In the grand open source tradition of "pass the buck", I've long been 
hoping that someone would take a few days, sit down, and hammer out the 
policy side of this.

We -don't- want to do hotplug-active all the time -- the current default 
in all drivers that support device hotplug -- because it needlessly 
keeps parts active that are unused 99.9% of the time [when they are empty].

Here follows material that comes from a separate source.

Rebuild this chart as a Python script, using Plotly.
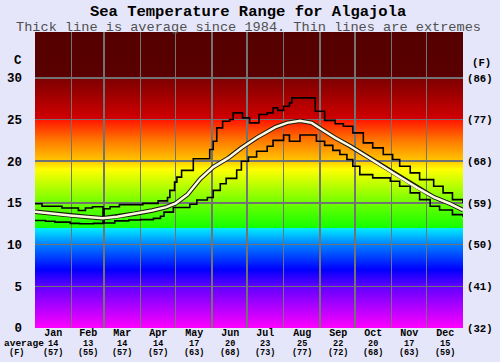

Admins need a generic way to control SATA ports and links from 
userspace.  Within that, admins need to be able to set a link's hotplug 
state among three choices:  hotplug-active [when supported], 
hotplug-poll, and hotplug-never.  And of course, hotplug-poll's interval 
should be tunable.

And of course this control interface needs to be usable on SAS/SATA 
cards that will be common in the future (broadsas, mvsas are early 
examples).


This is why I look askance at an AHCI BIOS flag.  That's merely a hint, 
and potentially unreliable one at that.  It could just be describing 
what the BIOS writer felt were the ports that _should_ be hotpluggable 
-- i.e. not even describing what is _possible_ but someone's definition 
of "reasonable."  The BIOS flag might even be filled with fuzz (AHCI's 
BIOS-written registers have occasionally been shipped into the field 
uninitialized).

A better solution involves taking the BIOS flag and using that to set a 
default policy that an admin can easily override using the 
above-mentioned control interface.

Because in some cases, that BIOS flag might do the wrong thing, and we 
need to give the admin an ability to undo the damage.